Let's start by balancing the equation. We can see that, as written, we have one oxygen coming in, but two (O_{2}) in the product side.

H_{2}O → H_{2 }+ O_{2}

Let's try making it 2 H_{2}O and see what happens:

2H_{2}O → H_{2 }+ O_{2}

That took care of the O's, but now we have two extra H's coming in. So let's add a "2" to the H_{2} to the product side:

2H_{2}O → 2H_{2 }+ O_{2}

Now it is balanced. 4 hydrogens and 2 oxygens coming in, and 4 hydrogens and 2 oxygens going out.

Now we can calculate the amounts of both products. We are given 10.0 grams of H_{2}O (note that we have 3 sig figs here). Convert that to moles H_{2}O by dividing it by water's molar mass of 18 grams/mole. That gives us 0.556 moles of water. We can see from the balanced equation that we only get 1 mole of O_{2} for every 2 moles of H_{2}O, a molar ratio of 1/2. So if we start with 0.556 moles of water, we'll get (1/2)*(0.556 moles) of O_{2}. That is 0.278 moles of O_{2}. Convert that to grams by multiplying it by oxygen's molar mass of 18 grams/mole: 8.89 grams O_{2}.

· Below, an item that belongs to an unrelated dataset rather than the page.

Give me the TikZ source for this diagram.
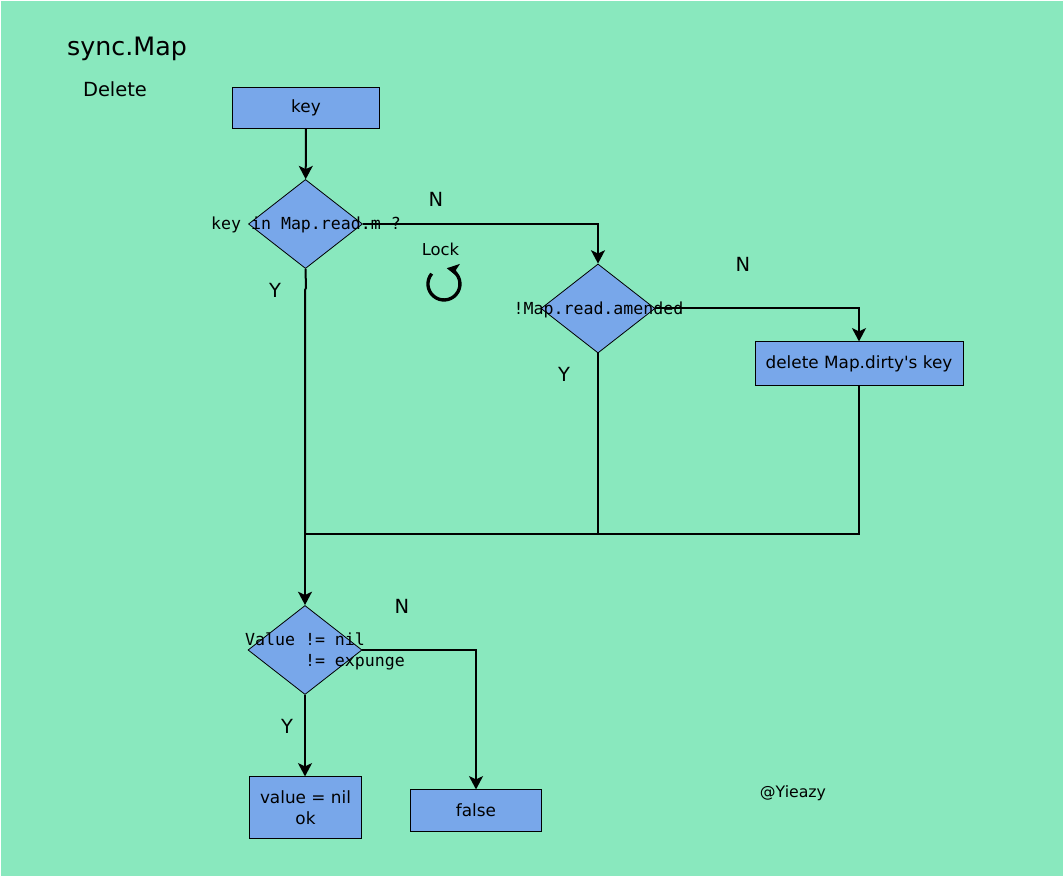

Do the same type of analysis for H_{2}. Here, the molar ratio of H_{2}/H_{2}O is 1 = we get the same number of moles of H_{2} as we have of H_{2}O coming in, which for us is 0.556 moles. Convert that to grams hydrogen by multiplying by hydrogen's molar mass of 2 grams/mole. That gives us 1.11 grams of H_{2}.

A nifty check on our work would be to see if the mass of the reactants equals the mass of the products, as it should due to the conservation of mass law.

O_{2} 8.89 grams

H_{2} 1.11

H_{2})L 10.0 grams

It works!

Bob